The ARMv7 CPU (Cortex-A8) used in the iPhone 3GS is a very nice CPU. One of the things it can do is real SIMD intrinsics. Although Apple don’t document this, the fine folks who made GCC do.

Here’s how to demonstrate this on Xcode.

0. Create a project.

1. Set Target->Architecture to “Optimized (armv6 armv7)”

This builds a fat binary with two executables – one for the older arm architecture and one for the Cortex/NEON architecture.

2. Set Other C Flags to “-mfloat-abi=softfp -mfpu=neon”.

As specified in the “arm_neon.h” header. I’m guessing that these are ignored for the armv6 binary.

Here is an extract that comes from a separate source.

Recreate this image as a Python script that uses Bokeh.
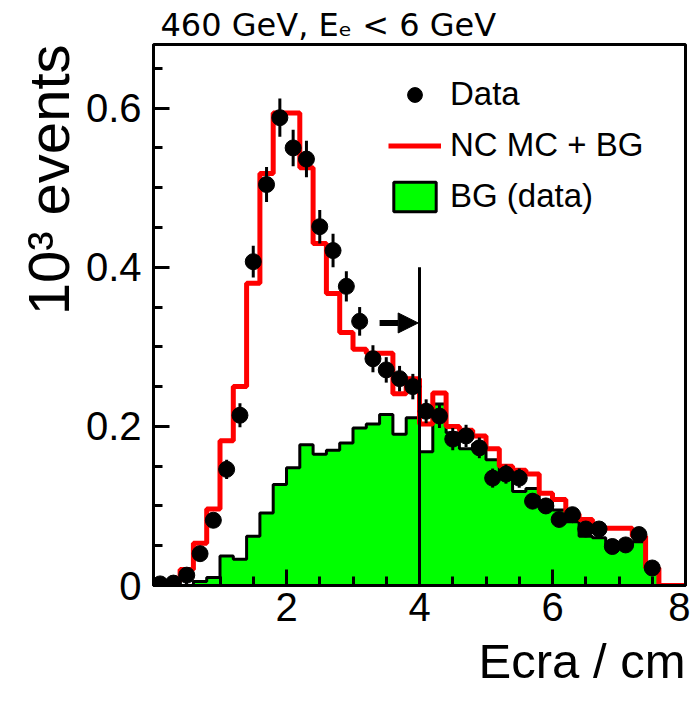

3. Include preprocessor guards in the source to make sure the intrinsics are only compiled in for armv7. See the following snippet:

#ifdef _ARM_ARCH_7
#include <arm_neon.h>
float32x4_t scale( float32x4_t v, float f )
{
  return vmulq_n_f32( v, f );
}
#endif

Note: At the moment I can only make this code compile under C, there seems to be an internal GCC issue when compiling this code as C++

4. Choose “Build->Show Assembly Code”. You should see a “vmul.f32    x,  y, z” assembly instruction buried amongst the stack maintenance code.

Good news for mobile gamers. NEON, together with proper shaders, should help the next wave of iPhone games leapfrog the quality of other handhelds.